Prominent Jews in Louisiana's political leadership have included Whig (later Democrat) Judah P. Benjamin (1811–1884), who represented Louisiana in the U.S. Senate before the American Civil War and then became the Confederate secretary of state; Democrat-turned-Republican Michael Hahn who was elected as governor, serving 1864–1865 when Louisiana was occupied by the Union Army, and later elected in 1884 as a U.S. congressman; Democrat Adolph Meyer (1842–1908), Confederate Army officer who represented the state in the U.S. House of Representatives from 1891 until his death in 1908; Republican secretary of state Jay Dardenne (1954–), and Republican (Democrat before 2011) attorney general Buddy Caldwell (1946–).

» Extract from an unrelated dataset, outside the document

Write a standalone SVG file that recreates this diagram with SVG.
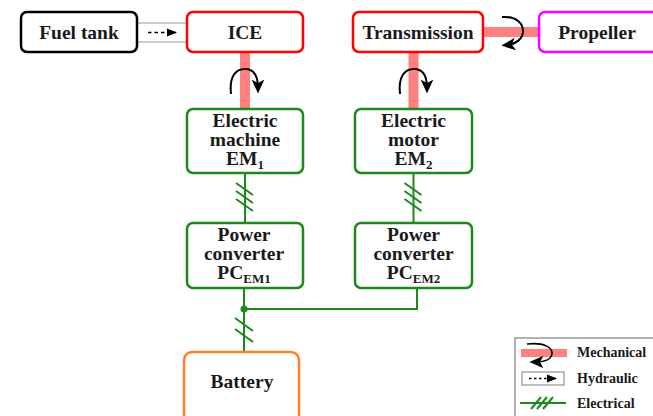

Other non-Christian and non-Jewish religions with a continuous, historical presence in the state have been Islam, Buddhism and Hinduism. In the Shreveport–Bossier City metropolitan area, Muslims made up an estimated 14% of Louisiana's total Muslim population as of 2014. In 2020, the Association of Religion Data Archives estimated there were 24,732 Muslims living in the state. The largest Islamic denominations in the major metropolises of Louisiana were Sunni Islam, non-denominational Islam and Quranism, Shia Islam, and the Nation of Islam.

Among Louisiana's irreligious community, 2% affiliated with Atheism and 13% claimed no religion as of 2014; an estimated 10% of the state's population practiced nothing in particular at the 2014 study. According to the Public Religion Research Institute in 2020, 19% were religiously unaffiliated.